Again, the phenomenon extends to all the world’s securities, so stock prices alone are only part of the picture. When we see dollar prices increase across the board (an “everything rally”), not only for stocks, but bonds, foreign currencies, and other assets, we can be sure the dollars are losing purchasing power, and that unless reversed, this loss is destined, with multiple and variable lags, to later arrive in consumer prices.
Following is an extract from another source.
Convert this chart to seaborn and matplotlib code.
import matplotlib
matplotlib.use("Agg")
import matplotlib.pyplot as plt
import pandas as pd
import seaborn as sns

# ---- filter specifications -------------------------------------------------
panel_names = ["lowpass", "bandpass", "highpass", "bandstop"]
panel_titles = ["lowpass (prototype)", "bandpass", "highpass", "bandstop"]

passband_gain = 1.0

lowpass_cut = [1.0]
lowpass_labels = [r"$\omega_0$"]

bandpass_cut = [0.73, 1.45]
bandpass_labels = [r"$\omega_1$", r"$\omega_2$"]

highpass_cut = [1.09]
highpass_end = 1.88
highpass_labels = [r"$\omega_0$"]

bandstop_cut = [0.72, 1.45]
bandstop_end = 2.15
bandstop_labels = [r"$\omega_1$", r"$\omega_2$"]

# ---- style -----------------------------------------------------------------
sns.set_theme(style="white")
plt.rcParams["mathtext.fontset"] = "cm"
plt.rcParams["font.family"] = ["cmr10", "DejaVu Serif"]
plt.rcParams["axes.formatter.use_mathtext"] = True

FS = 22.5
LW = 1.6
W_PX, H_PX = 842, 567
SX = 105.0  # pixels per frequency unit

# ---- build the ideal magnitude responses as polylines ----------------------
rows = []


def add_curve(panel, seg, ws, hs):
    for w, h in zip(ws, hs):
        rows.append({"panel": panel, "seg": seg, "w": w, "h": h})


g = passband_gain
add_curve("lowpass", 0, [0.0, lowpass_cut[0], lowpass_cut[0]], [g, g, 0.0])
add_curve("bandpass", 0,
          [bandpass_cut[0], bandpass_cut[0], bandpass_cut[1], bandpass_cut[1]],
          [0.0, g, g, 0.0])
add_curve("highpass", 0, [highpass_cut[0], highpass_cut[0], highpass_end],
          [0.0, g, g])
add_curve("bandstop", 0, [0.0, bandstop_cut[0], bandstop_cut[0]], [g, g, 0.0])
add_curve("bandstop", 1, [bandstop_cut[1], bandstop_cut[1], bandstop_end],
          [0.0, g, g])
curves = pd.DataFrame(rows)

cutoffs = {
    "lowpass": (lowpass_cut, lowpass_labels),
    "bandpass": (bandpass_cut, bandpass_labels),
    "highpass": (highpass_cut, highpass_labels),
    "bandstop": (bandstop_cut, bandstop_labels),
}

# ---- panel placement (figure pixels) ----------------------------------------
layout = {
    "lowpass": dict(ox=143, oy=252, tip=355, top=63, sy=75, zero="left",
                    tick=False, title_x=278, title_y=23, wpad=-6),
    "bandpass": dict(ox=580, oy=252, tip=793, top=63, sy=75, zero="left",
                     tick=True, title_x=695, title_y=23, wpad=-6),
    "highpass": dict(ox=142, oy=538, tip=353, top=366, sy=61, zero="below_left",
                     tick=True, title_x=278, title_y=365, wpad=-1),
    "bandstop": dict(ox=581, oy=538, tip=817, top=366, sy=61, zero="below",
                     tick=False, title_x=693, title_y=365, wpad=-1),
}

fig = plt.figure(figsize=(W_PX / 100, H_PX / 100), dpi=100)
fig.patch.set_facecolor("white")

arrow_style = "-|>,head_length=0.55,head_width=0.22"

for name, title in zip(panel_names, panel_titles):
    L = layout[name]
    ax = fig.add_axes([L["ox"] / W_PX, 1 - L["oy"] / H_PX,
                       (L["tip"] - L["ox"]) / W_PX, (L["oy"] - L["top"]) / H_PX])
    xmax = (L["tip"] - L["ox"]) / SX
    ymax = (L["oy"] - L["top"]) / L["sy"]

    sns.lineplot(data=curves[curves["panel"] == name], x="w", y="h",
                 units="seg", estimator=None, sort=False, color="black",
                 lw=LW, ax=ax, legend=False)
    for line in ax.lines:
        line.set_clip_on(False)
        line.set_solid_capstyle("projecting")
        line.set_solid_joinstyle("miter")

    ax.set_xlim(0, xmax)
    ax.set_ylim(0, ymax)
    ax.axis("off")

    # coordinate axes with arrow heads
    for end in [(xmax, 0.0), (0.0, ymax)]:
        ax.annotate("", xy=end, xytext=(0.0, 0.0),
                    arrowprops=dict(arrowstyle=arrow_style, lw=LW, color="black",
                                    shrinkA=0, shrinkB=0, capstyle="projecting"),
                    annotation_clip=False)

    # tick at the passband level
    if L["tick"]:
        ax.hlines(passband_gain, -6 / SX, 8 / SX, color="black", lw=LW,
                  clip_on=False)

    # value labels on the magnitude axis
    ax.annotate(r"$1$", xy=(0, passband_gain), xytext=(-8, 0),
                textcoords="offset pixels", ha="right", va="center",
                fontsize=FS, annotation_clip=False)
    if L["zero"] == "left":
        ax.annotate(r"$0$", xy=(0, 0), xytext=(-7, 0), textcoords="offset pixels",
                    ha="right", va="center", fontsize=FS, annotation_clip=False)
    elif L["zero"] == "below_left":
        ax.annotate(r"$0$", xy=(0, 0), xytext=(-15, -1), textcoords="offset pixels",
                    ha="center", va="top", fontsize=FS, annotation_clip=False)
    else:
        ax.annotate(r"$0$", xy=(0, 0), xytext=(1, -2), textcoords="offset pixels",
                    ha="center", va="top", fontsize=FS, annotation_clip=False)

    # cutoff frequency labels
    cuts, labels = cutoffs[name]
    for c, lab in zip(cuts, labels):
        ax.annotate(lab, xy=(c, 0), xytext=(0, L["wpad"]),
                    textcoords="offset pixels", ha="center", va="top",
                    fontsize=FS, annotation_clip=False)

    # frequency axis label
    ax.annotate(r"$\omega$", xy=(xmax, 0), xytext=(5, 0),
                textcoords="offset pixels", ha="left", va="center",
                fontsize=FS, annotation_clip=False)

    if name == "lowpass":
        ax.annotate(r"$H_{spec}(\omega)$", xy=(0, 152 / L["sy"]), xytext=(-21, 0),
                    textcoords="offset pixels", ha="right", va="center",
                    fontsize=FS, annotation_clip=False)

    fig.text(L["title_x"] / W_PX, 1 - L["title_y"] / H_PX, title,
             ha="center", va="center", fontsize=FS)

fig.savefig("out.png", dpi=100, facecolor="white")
When it comes to inflation, markets are following the wrong data. They should be following themselves.

 

*Technically, a geometric mean. Financology takes the natural log of each monthly CPI data point, sums 1/2 the two year earlier data, the next 23, and 1/2 the current data, and divides by 24. Exponentiating the result gives the smoothed two year trailing CPI. Since the net time lag is exactly one year, dividing the current CPI by this figure yields an annual rate analogous to the year over year method, but without the susceptibility to local fluctuations in the year ago data.

This is not the only possible way to suppress base effect noise. One could for example apply a triangle filter or an infinite impulse response exponential to accomplish this. Depending on the choice, seasonality may merit separate treatment.

9 thoughts on “CPI – A Lagging Indicator Of Inflation

  1. jk says:

    it’s a good thing health insurance prices are 30% lower than a year ago

  2. Bill Terrell says:

    Where do the lags come from?

    First, the asset markets reprice instantly, in real time, in response to changes in the value of the currency as supply and demand fluctuate. Consumer prices don’t. The price of bread on your grocery store shelf is usually the same as it was yesterday. Your rent only adjusts once a year or whenever your lease is up for renewal. Wages, a major input to consumer prices, are often set by multiyear contract.

    Furthermore, assets are used to store purchasing power for later use. Some, especially stocks and bonds, for many years. So assets themselves collectively serve as a sort of storage reservoir for the price effects of inflation. Notional changes in their purchasing power are reconciled with actual purchasing power, defined by the body of goods and services available for purchase, over the course of time.

    Net-net, it is fair to say consumer prices don’t record inflation, but rather its exhaust fumes.

    1. Bill Terrell says:

      An unintended (?) or at least unappreciated consequence of this lag is that inflation looks like growth in its early stages. Since real GDP is arrived at by measuring nominal GDP and backing out inflation, the unacknowledged inflation makes real GDP growth appear higher than it is. Asset prices rise, but since consumer prices haven’t yet, it looks like real wealth increased. The initial inflation reduces real wages, making the real cost of labor cheaper, so any labor surplus (unemployment) is reduced. But all of these effects are transient, first derivative phenomena, not sustainable improvements in the economy.

      In the longer run, they’re harmful to living standards because they create the illusion that easy money really does support growth and lead to a cycle of repeated economic “stimulus” that crowds out real economic progress. Inflation doesn’t stimulate growth, it becomes its surrogate and displaces it.

  3. Bill Terrell says:

    For political reasons, the Fed can’t come right out and say it’s targeting stock prices. But it can and should target broad asset price inflation. More particularly, the aggregate global market cap of the securities markets. This is the only way it will ever stop falling behind the curve.